With an inbox/outbox pattern it's possible. The incoming message might be processed more than once, and an outgoing message might be sent more than once. That's the limitation, and the system needs to be able to handle it.

If you can't de-duplicate messages it's not possible, that's true.

I'm not following. Doesn't the outbox pattern just pass the buck?

The motive seems to be a naive process that enqueues a message and then commits to a database - two independent actions. But a well-behaved process would commit to a database, and then only if successful enqueue a message. That's better but still not atomic - commit, crash, and no message queued.

So the solution is a two-table write - the outbox pattern. But the process that reads the outbox must commit both a query and delete before sending the message. That's the same risk as the agreement well-behaved program - commit, crash, and no message queued. Except now you introduced another pipeline element so your overall complexity increases, and so too risk.

What if you never delete messages from the outbox? Well, what you have now is no longer an outbox nor a database nor useful for large volumes. What if you implement a database to track procesed messages. Return to square one - that's the same problem you were initially trying to solve.

What if you fetch, enqueue, and then delete? Ohh... that works. In case of a crash the message remains in the outbox. It may be processed in duplicate, but eventually if successfully it will be deleted from the outbox.

The message broker then receives a possibly duplicate message. It must consult its internal database, and if the message is unique, route it. So right back at square one. Can't have atomicity and uniqueness.

Outbox's power is that it turns an atomicity problem into an idempotency problem. You atomically write to the outbox, then you have an idempotent "workflow" that processes events from the outbox. This turns "at most once" semantics (where an event could be dropped entirely) to "at least once" semantics (where the event processing could run multiple times). For many systems, that's a big improvement.

The outbox is basically a local queue in front of the remote queue.

That's a good tradeoff I suppose. I've been racking my brain trying to find a solution recently that solves both of these but haven't been able to.

What I had landed on was idempotency on a best effort basis and just made the event processing safely retryable without violating any system invariants.

Too much work. Don't try to act as the sender yourself. The outbox pattern leaves that as an exercise for the reader. How many receivers do you have? Do they come and go while you're trying to send messages? Do they need to find out about old messages that were send before they came online?
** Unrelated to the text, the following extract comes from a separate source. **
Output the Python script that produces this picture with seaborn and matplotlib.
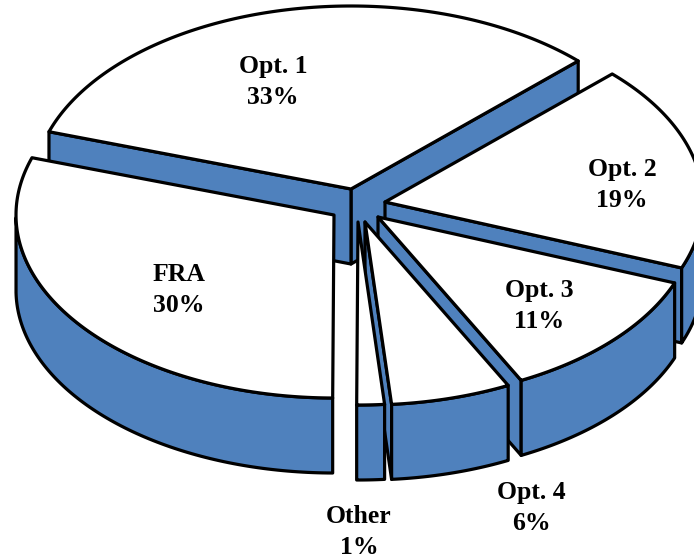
import numpy as np
import pandas as pd
import matplotlib
matplotlib.use("Agg")
import matplotlib.pyplot as plt
import seaborn as sns

# Data
labels = ["Opt. 1", "FRA", "Other", "Opt. 4", "Opt. 3", "Opt. 2"]
percent_labels = [33, 30, 1, 6, 11, 19]
shares = [32.6, 30.0, 1.4, 6.1, 11.7, 18.2]  # slice sizes

# Layout (pixels of the 694x560 canvas)
apex = {"Opt. 1": (351, 189), "FRA": (334, 215), "Other": (358, 222),
        "Opt. 4": (365, 222), "Opt. 3": (378, 217), "Opt. 2": (385, 202)}
label_pos = {"Opt. 1": (273, 82), "FRA": (179, 290), "Other": (359, 532),
             "Opt. 4": (531, 508), "Opt. 3": (539, 306), "Opt. 2": (622, 185)}
draw_order = ["Opt. 1", "Opt. 2", "FRA", "Opt. 3", "Opt. 4", "Other"]
RX, RY, DEPTH = 318, 183, 75
START = 44.4

sns.set_style("white")
blue = sns.color_palette(["#4F81BD"])[0]
df = pd.DataFrame({"label": labels, "share": shares, "shown": percent_labels})
df["span"] = df["share"] / df["share"].sum() * 360
df["t0"] = START + df["span"].cumsum().shift(fill_value=0)
df["t1"] = df["t0"] + df["span"]
df = df.set_index("label")

fig = plt.figure(figsize=(6.94, 5.6), dpi=100)
ax = fig.add_axes([0, 0, 1, 1])
ax.set_xlim(0, 694)
ax.set_ylim(560, 0)
ax.axis("off")
LW = 2.3
style = dict(edgecolor="black", linewidth=LW, joinstyle="round")


def rim(c, ts):
    r = np.radians(ts)
    return np.column_stack([c[0] + RX * np.cos(r), c[1] - RY * np.sin(r)])


def drop(p):
    return p + np.array([0, DEPTH])


for name in draw_order:
    t0, t1 = df.loc[name, "t0"], df.loc[name, "t1"]
    c = np.array(apex[name], float)
    ts = np.linspace(t0, t1, 120)
    arc = rim(c, ts)
    # radial faces: only those whose outward normal points towards the viewer
    for end, normal in ((arc[0], t0 - 90), (arc[-1], t1 + 90)):
        if np.sin(np.radians(normal)) < -0.01:
            face = np.array([c, end, drop(end), drop(c)])
            ax.fill(face[:, 0], face[:, 1], facecolor=blue, **style)
    # outer face: the part of the rim turned towards the viewer
    front = ts[np.sin(np.radians(ts)) < 0]
    if len(front) > 1:
        a = rim(c, front)
        poly = np.vstack([a, drop(a)[::-1]])
        ax.fill(poly[:, 0], poly[:, 1], facecolor=blue, **style)
    # top
    top = np.vstack([c, arc])
    ax.fill(top[:, 0], top[:, 1], facecolor="white", **style)

for name in labels:
    x, y = label_pos[name]
    ax.text(x, y, f"{name}\n{df.loc[name, 'shown']}%", ha="center", va="center",
            family="Liberation Serif", weight="bold", fontsize=18.5, linespacing=1.45,
            color="black")

fig.savefig("out.png", dpi=100)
There is much better alternative than this motte-and-bailey argument of "outbox GUARANTEES blah for a distributed system - but only within a single node".

Just write down what happened in Kafka. N followers read from Kafka to find out what happened.

Kafka is actually distributed tech. You can lose nodes and keep operating.

No need to design for atomicity. You either wrote to Kafka or you didn't.

The message is written to the outbox table in the same transaction as the database changes. Only if the transaction completes, the message is actually created, and other tables are updated.

In a second step the message is taken from the outbox and gets sent to the queue/broker. Only after it was sent out, the message is removed from the outbox. If the sending fails, it stays in the outbox and is retried. If the deletion of the message from the outbox fails after sending, it's getting re-sent later. So you can get a duplicated out-message.

Message brokers usually don't de-duplicate messages, they don't have a database that keeps messages, the receivers need to do that. Either with idempotency, or by tracking message ids. Event sourcing brokers can de-duplicate, because it can stores all messages.

If you never delete messages from the outbox, then they are re-sent all the time. You are going to notice such a bug really quickly.

Inbox pattern works very similarly, but the other way around.

No, you're right. It basically just passes the buck. But the general idea is that if your transaction succeeds, you KNOW that there is a durable record that some external thing needs to end up in a message bus. And then something else can sit there and spin retries until it happens. It gives you the opportunity for retrying getting it onto the message bus, out of band of the process that is trying to initiate the enqueue.

And the outbox pattern isn't bs - it DOES help a lot in practice. But exactly how much it _guarantees_ something happens is of course still quite limited. And yes as you note it's an At-least-once strategy.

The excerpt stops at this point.